Schumpeter writes [in History of Economic Analysis] also that “[for Marx,] accumulated capital invests itself in a wholly automatic manner”. As we saw in the note above, Schumpeter is quite simply as wrong on Marx on this point as is humanly possible to be. Hollander and Sweezy rightly dispute Schumpeter’s view too, but on totally spurious grounds. Of course, if we define capital as a “quantity”, a “surplus”, as does Sweezy [cf. his The Theory of Capitalist Development], then the generation and reinvestment of this surplus and profit becomes “wholly automatic” for capital even though the ultimate motivation for seeking this “surplus” may be social power, as Sweezy allows. What we are showing here is that capital, and therefore value, as Marx amply demonstrated, is not a quantity but a social relation, which requires innovation, and therefore entrepreneurial capitalists, for capitalist social relations of production to be kept antagonistically alive. To the extent that Marx believed that [a] surplus value is a quantity and therefore innovation is about the relative share of production going to capitalists and workers and [b] that science and technology are exogenous to capitalist relations of production, and insofar as Marx did not derive the necessity of innovation and leadership from a conceptual critique of the notion of pure market competition, then Schumpeter’s charge is quite founded.

 

Blaug echoes Schumpeter on this criticism of Marx.

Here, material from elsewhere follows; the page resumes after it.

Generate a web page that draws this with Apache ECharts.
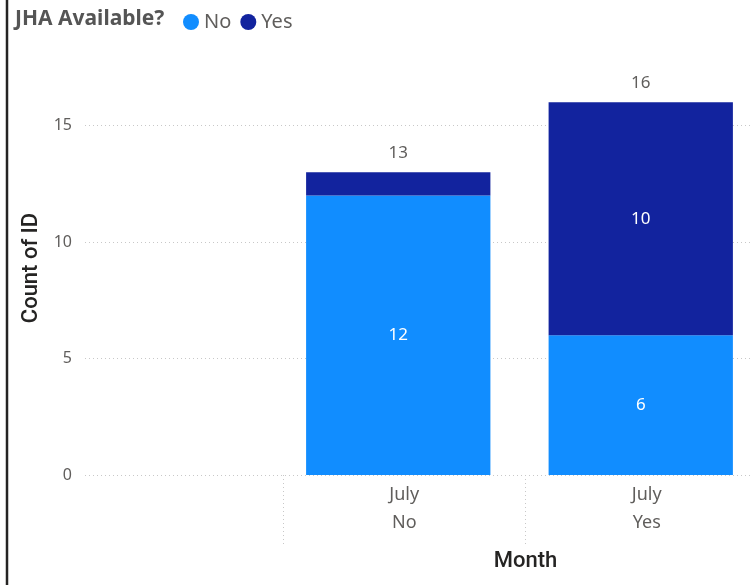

Both are quoted in N. Hollander, The Economics of Karl Marx at p.410. Hollander concentrates instead on Marx’s allowance for “uncertainty” for the necessity of leadership in deciding the direction of investment at least in the early stages of capitalism [pp.410ff]. Both Hollander and Blaug, however, completely miss the point that we are making here: It is not “uncertainty” that engenders “leadership”; it is conflict as political antagonism – among capitalists, for Schumpeter, and between capitalists and workers for Marx. But antagonism here does not mean, as it does even for Sweezy, conflict over “the surplus” or “surplus value”; it is not a struggle over quantum because value in capitalism is not a quantity and only its monetary form, profit, is quantifiable! Blaug upbraids Marx for overlooking Schumpeter’s pioneering distinction which, for him, explains the “technical dynamism of capitalism”. Here Blaug has truly put the cart before the horse and then got himself into the most vicious of vicious circles: the entrepreneur is defined as “the agent of technically dynamic economic change”; ergo, capitalist technical dynamism cannot be explained unless there is an entrepreneur! But if the entrepreneur is an agent sui generis, in what historically and conceptually specific way must he be connected with capitalism? Why not have “feudal entrepreneurs” instead?

 

Of course, because leadership and ownership are different moments of capitalist industry, we should speak not of “entrepreneurs” and “capitalists” as does Schumpeter, but rather of “capitalist entrepreneurs” and “capitalist financiers”. The fact remains that capitalist financiers only entrust capital with capitalist entrepreneurs if the latter have “skin in the game”. In some ways, capitalist entrepreneurs bear far greater personal risks than do capitalist financiers who are able “to socialize” their losses. Consequently, “risk” or uncertainty cannot be the true source and rationale of Schumpeter’s distinction, regardless of what he claims [at pp.103-4 of BC, just after the passage quoted above].

 

Schumpeter’s entire oeuvre is punctuated and bedeviled with many contradictions and non sequiturs. At times, reading his works, one is reminded of the zany concoctions in Vilfredo Pareto’s Trattato di Sociologia. (Schumpeter’s manifest elitarian views – by which I mean not necessarily politically elitist but sociologically highlighting the prominent role of elites in society – are quite cognate to the views of Mosca and Pareto, a close collaborator of Walras, and then Michels and Weber in the first postwar period. Schumpeter dedicated a study to Pareto in his Ten Great Economists.) Yet, as Bobbio has shown (On Mosca and Pareto), the geniality, breadth and sheer intrepidity with which these great thinkers explore their themes can bear copious fruit if we resist the temptation to dismiss them as nonsense.